==== Data ====

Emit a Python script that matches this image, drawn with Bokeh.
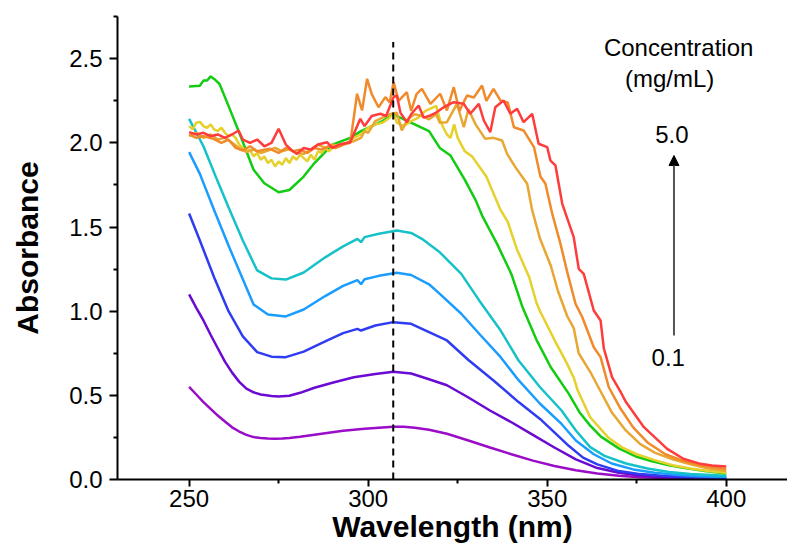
from bokeh.plotting import figure
from bokeh.models import Range1d, Label, Arrow, NormalHead, FixedTicker, CustomJSTickFormatter
from bokeh.embed import file_html
from bokeh.resources import INLINE

# ---------------- data ----------------
wl_c01 = [250, 252, 254, 256, 258, 260, 262, 264, 266, 268, 270, 272, 274, 276, 278, 281, 284, 287,
          290, 293, 296, 299, 302, 305, 307, 310, 313, 317, 322, 328, 334,
          340, 346, 352, 358, 364, 370, 376, 382, 388, 394, 400]
abs_c01 = [0.55, 0.505, 0.46, 0.42, 0.38, 0.345, 0.31, 0.285, 0.265, 0.252, 0.246, 0.243, 0.242,
           0.243, 0.246, 0.254, 0.263, 0.272, 0.281, 0.289, 0.296, 0.301, 0.306, 0.311, 0.314, 0.313,
           0.307, 0.296, 0.272, 0.232, 0.19, 0.15, 0.112, 0.08, 0.055, 0.036, 0.022, 0.014, 0.009,
           0.006, 0.004, 0.003]

wl_c02 = [250, 252, 254, 256, 258, 260, 262, 264, 266, 268, 270, 273, 275, 278, 281, 285, 290, 296,
          302, 307, 312, 317, 322, 328, 334,
          340, 346, 352, 358, 364, 370, 376, 382, 388, 394, 400]
abs_c02 = [1.10, 1.02, 0.945, 0.86, 0.78, 0.70, 0.635, 0.58, 0.54, 0.518, 0.505, 0.496, 0.493, 0.498,
           0.515, 0.545, 0.575, 0.608, 0.627, 0.64, 0.63, 0.596, 0.56, 0.487, 0.41, 0.34, 0.265,
           0.19, 0.12, 0.068, 0.04, 0.024, 0.015, 0.01, 0.007, 0.006]

wl_c03 = [250, 253, 257, 261, 265, 269, 273, 277, 282, 288, 293, 297, 298, 302, 307, 312, 317, 322,
          328, 335, 342, 348, 352, 356, 360, 364, 370, 376, 382, 388, 394, 400]
abs_c03 = [1.58, 1.42, 1.20, 1.00, 0.85, 0.757, 0.73, 0.727, 0.76, 0.82, 0.87, 0.895, 0.885, 0.915,
           0.935, 0.925, 0.875, 0.826, 0.71, 0.588, 0.46, 0.36, 0.28, 0.20, 0.13, 0.09, 0.05, 0.032,
           0.022, 0.015, 0.012, 0.01]

wl_c04 = [250, 253, 257, 261, 265, 268, 272, 277, 282, 288, 293, 297, 298, 299, 303, 308, 312, 317,
          320, 326, 331, 337, 342, 348, 354, 358, 363, 368, 374, 380, 386, 392, 400]
abs_c04 = [1.945, 1.816, 1.60, 1.39, 1.19, 1.04, 0.98, 0.969, 1.01, 1.09, 1.15, 1.185, 1.16, 1.19,
           1.21, 1.228, 1.215, 1.16, 1.103, 0.985, 0.866, 0.727, 0.59, 0.45, 0.33, 0.232, 0.15, 0.095,
           0.06, 0.04, 0.028, 0.02, 0.015]

wl_c05 = [250, 254, 258, 261, 265, 269, 273, 277, 282, 288, 293, 297, 298, 299, 303, 308, 312, 315,
          320, 326, 331, 337, 342, 348, 354, 358, 362, 366, 372, 378, 384, 390, 400]
abs_c05 = [2.143, 1.98, 1.77, 1.618, 1.42, 1.242, 1.195, 1.188, 1.23, 1.32, 1.385, 1.43, 1.41, 1.44,
           1.46, 1.479, 1.465, 1.43, 1.35, 1.222, 1.064, 0.885, 0.707, 0.548, 0.41, 0.291, 0.192, 0.14,
           0.095, 0.065, 0.045, 0.032, 0.022]

wl_c06 = [250, 253, 254, 255, 256, 257, 258.5, 261, 264, 268, 271, 275, 278, 282, 285, 290, 295, 298,
          301, 304, 307, 310, 314, 317, 320, 323, 327, 330, 332, 336, 340, 343, 347, 351, 356, 359,
          362, 365, 370, 375, 379, 384, 388, 394, 400]
abs_c06 = [2.335, 2.34, 2.37, 2.37, 2.395, 2.38, 2.35, 2.22, 2.06, 1.84, 1.76, 1.707, 1.72, 1.80,
           1.88, 1.99, 2.03, 2.07, 2.10, 2.13, 2.17, 2.14, 2.10, 2.07, 1.97, 1.925, 1.78, 1.66, 1.56,
           1.40, 1.22, 1.03, 0.83, 0.667, 0.51, 0.40, 0.32, 0.255, 0.185, 0.135, 0.11, 0.085, 0.069,
           0.05, 0.035]

wl_c07 = [250, 251, 252, 253, 254, 255, 256, 257, 258, 259, 260, 261, 262, 263, 264, 265, 266, 267,
          268, 269, 270, 271, 272, 273, 274, 275, 276, 277, 278, 279, 280, 281, 282, 283, 284, 285,
          286, 287, 288, 289, 290, 292, 294, 296, 298, 300, 302, 304, 306, 307, 308, 310, 312, 314,
          316, 318, 319, 320, 321, 322, 323, 324, 325, 327, 329, 331, 333, 335, 337, 339, 341.5, 345,
          347, 348, 352, 355.5, 357.5, 358.5, 362, 367, 371, 375, 380, 385, 390, 395, 400]
abs_c07 = [2.10, 2.08, 2.12, 2.125, 2.10, 2.09, 2.11, 2.08, 2.07, 2.09, 2.06, 2.04, 2.05, 2.03, 1.99,
           1.97, 1.95, 1.96, 1.92, 1.94, 1.90, 1.92, 1.88, 1.90, 1.86, 1.89, 1.87, 1.91, 1.88, 1.92,
           1.90, 1.93, 1.91, 1.89, 1.93, 1.90, 1.95, 1.94, 1.97, 1.95, 1.97, 1.99, 2.00, 2.03, 2.05,
           2.09, 2.11, 2.12, 2.15, 2.18, 2.12, 2.10, 2.13, 2.15, 2.19, 2.21, 2.22, 2.14, 2.09, 2.05,
           2.03, 2.11, 2.03, 1.95, 1.92, 1.86, 1.80, 1.70, 1.60, 1.53, 1.37, 1.20, 1.05, 1.00, 0.83,
           0.69, 0.60, 0.53, 0.37, 0.25, 0.19, 0.15, 0.115, 0.085, 0.065, 0.05, 0.04]

wl_c08 = [250, 252, 254, 256, 258, 260, 262, 264, 266, 268, 270, 272, 274, 276, 278, 280, 282, 284,
          286, 288, 290, 292, 294, 296, 298, 299, 300, 302, 304, 306, 308, 309.4, 311, 313, 315, 317,
          319, 320, 322, 324.8, 326.7, 328, 330, 332.7, 335, 337.4, 338.8, 341.1, 344.4, 345.8, 348,
          351, 353, 355.6, 357.4, 358.8, 362, 365, 368, 372, 376, 380, 385, 390, 395, 400]
abs_c08 = [2.04, 2.06, 2.03, 2.05, 2.02, 2.03, 2.00, 1.97, 1.945, 1.96, 1.94, 1.955, 1.97, 1.95,
           1.965, 1.94, 1.935, 1.96, 1.99, 1.97, 1.99, 1.98, 2.00, 2.01, 2.03, 2.07, 2.06, 2.13, 2.15,
           2.17, 2.18, 2.074, 2.14, 2.17, 2.16, 2.14, 2.17, 2.12, 2.123, 2.232, 2.093, 2.20, 2.11,
           2.024, 2.03, 2.014, 1.935, 1.856, 1.757, 1.60, 1.43, 1.27, 1.12, 0.97, 0.90, 0.75, 0.64,
           0.52, 0.40, 0.29, 0.21, 0.16, 0.12, 0.09, 0.065, 0.05]

wl_c09 = [250, 252, 254, 256.8, 259, 261, 263, 265, 267, 269, 271, 272.6, 275, 277, 279, 281, 283,
          285, 287, 289, 291, 293, 295, 296.9, 298.3, 299.7, 301, 302.9, 304.8, 306, 307.1, 308.5,
          310.8, 312, 313.5, 315, 317.4, 320.1, 322, 323.9, 325.5, 327.6, 329.5, 331.8, 333, 335, 337,
          339, 340.7, 343.4, 346.3, 348.1, 349.5, 351.4, 353.7, 355.6, 357.9, 359.8, 363, 364.9,
          367.2, 370.5, 374, 378, 383, 388, 394, 400]
abs_c09 = [2.05, 2.03, 2.04, 2.024, 2.00, 2.02, 1.97, 1.955, 1.98, 1.95, 1.96, 1.965, 1.94, 1.97,
           1.95, 1.96, 1.94, 1.97, 1.96, 1.98, 1.97, 1.99, 2.00, 2.292, 2.193, 2.381, 2.29, 2.212,
           2.272, 2.24, 2.361, 2.25, 2.301, 2.19, 2.29, 2.321, 2.232, 2.292, 2.193, 2.331, 2.19, 2.282,
           2.27, 2.341, 2.25, 2.321, 2.25, 2.24, 2.093, 2.074, 1.975, 1.80, 1.757, 1.579, 1.40, 1.232,
           1.044, 0.964, 0.786, 0.727, 0.548, 0.42, 0.31, 0.22, 0.15, 0.11, 0.08, 0.062]

wl_c10 = [250, 252, 254, 256, 258, 260, 262, 263.8, 265, 267, 269, 271, 273, 275, 277, 279, 280.1,
          282, 284, 286, 288.5, 290, 292, 295, 297.8, 299, 301, 303.4, 305, 307.1, 308, 309, 310.8,
          312, 314.1, 315.5, 317.4, 319, 321.1, 323.9, 326.7, 328.5, 330.9, 332.3, 334.1, 335.5,
          337.8, 339.7, 341.6, 343.4, 345.8, 347.6, 350, 350.9, 352.3, 354.2, 357.4, 358.8, 360.2,
          363, 364.9, 365.8, 368.1, 370.5, 372, 377, 383.5, 388, 392.8, 396, 400]
abs_c10 = [2.064, 2.05, 2.06, 2.04, 2.05, 2.03, 2.05, 2.074, 2.02, 2.00, 2.02, 1.98, 2.00, 2.084,
           1.99, 1.95, 1.935, 1.97, 1.96, 1.99, 2.004, 1.97, 1.99, 2.004, 2.143, 2.10, 2.16, 2.173,
           2.16, 2.272, 2.282, 2.18, 2.123, 2.17, 2.222, 2.15, 2.163, 2.18, 2.212, 2.242, 2.232,
           2.173, 2.232, 2.133, 2.064, 2.212, 2.252, 2.173, 2.203, 2.123, 2.173, 1.995, 1.975, 1.895,
           1.866, 1.638, 1.44, 1.252, 1.222, 1.004, 0.945, 0.78, 0.608, 0.52, 0.46, 0.311, 0.182,
           0.123, 0.093, 0.083, 0.077]

series_wl = [wl_c01, wl_c02, wl_c03, wl_c04, wl_c05, wl_c06, wl_c07, wl_c08, wl_c09, wl_c10]
series_abs = [abs_c01, abs_c02, abs_c03, abs_c04, abs_c05, abs_c06, abs_c07, abs_c08, abs_c09, abs_c10]
series_colors = ["#9a0cc8", "#6a0ad2", "#2f3cf2", "#1a9dff", "#16c2c8",
                 "#12cc12", "#e6d02c", "#e8a632", "#f08a2a", "#ff3c3c"]

x_ticks = [250, 300, 350, 400]
x_minor = [275, 325, 375]
y_ticks = [0.0, 0.5, 1.0, 1.5, 2.0, 2.5]
y_minor = [0.25, 0.75, 1.25, 1.75, 2.25, 2.75]

peak_wl = 307
peak_line_top = 2.6

legend_title = ["Concentration", "(mg/mL)"]
conc_high = "5.0"
conc_low = "0.1"

# ---------------- figure ----------------
FONT = "Liberation Sans"

p = figure(width=787, height=553, output_backend="svg", toolbar_location=None,
           x_range=Range1d(230, 417.1), y_range=Range1d(0, 2.751))
p.min_border_left = 117
p.min_border_right = 0
p.min_border_top = 16
p.min_border_bottom = 74
p.outline_line_color = None
p.xgrid.grid_line_color = None
p.ygrid.grid_line_color = None
p.background_fill_color = "white"
p.border_fill_color = "white"

for ax in (p.xaxis[0], p.yaxis[0]):
    ax.axis_line_width = 2
    ax.axis_line_color = "black"
    ax.major_tick_line_width = 2
    ax.minor_tick_line_width = 2
    ax.major_tick_line_color = "black"
    ax.minor_tick_line_color = "black"
    ax.major_tick_in = 0
    ax.minor_tick_in = 0
    ax.major_label_text_font = FONT
    ax.major_label_text_font_size = "24px"
    ax.major_label_text_color = "black"
    ax.axis_label_text_font = FONT
    ax.axis_label_text_font_size = "30px"
    ax.axis_label_text_font_style = "bold"
    ax.axis_label_text_color = "black"

p.xaxis.ticker = FixedTicker(ticks=x_ticks, minor_ticks=x_minor)
p.yaxis.ticker = FixedTicker(ticks=y_ticks, minor_ticks=y_minor)
p.xaxis.major_tick_out = 7
p.xaxis.minor_tick_out = 4
p.yaxis.major_tick_out = 8
p.yaxis.minor_tick_out = 4
p.xaxis.major_label_standoff = 3
p.yaxis.major_label_standoff = 7
p.xaxis.axis_label = "Wavelength (nm)"
p.yaxis.axis_label = "Absorbance"
p.xaxis.axis_label_standoff = 0
p.yaxis.axis_label_standoff = 22
p.yaxis.formatter = CustomJSTickFormatter(code="return tick.toFixed(1);")

for wl, ab, col in zip(series_wl, series_abs, series_colors):
    p.line(wl, ab, line_color=col, line_width=2.5)

p.line([peak_wl, peak_wl], [0, peak_line_top], line_color="black", line_width=2,
       line_dash="7 5")

for txt, lx, ly in [(legend_title[0], 386.7, 2.567), (legend_title[1], 384.2, 2.383),
                    (conc_high, 384.8, 2.05), (conc_low, 383.8, 0.725)]:
    p.add_layout(Label(x=lx, y=ly, text=txt, text_font=FONT, text_color="black",
                       text_font_size="24px", text_align="center", text_baseline="middle"))
p.add_layout(Arrow(x_start=385.4, y_start=0.856, x_end=385.4, y_end=1.925,
                   line_color="#555555", line_width=2,
                   end=NormalHead(size=10, fill_color="black", line_color="black")))

open("out.html", "w").write(file_html(p, INLINE))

====

Challenge:
Leave the pictures out and reproduce exactly the lines from the top of the listing above through the line with "from bokeh.resources import INLINE".

Written response:
Emit a Python script that matches this image, drawn with Bokeh.
from bokeh.plotting import figure
from bokeh.models import Range1d, Label, Arrow, NormalHead, FixedTicker, CustomJSTickFormatter
from bokeh.embed import file_html
from bokeh.resources import INLINE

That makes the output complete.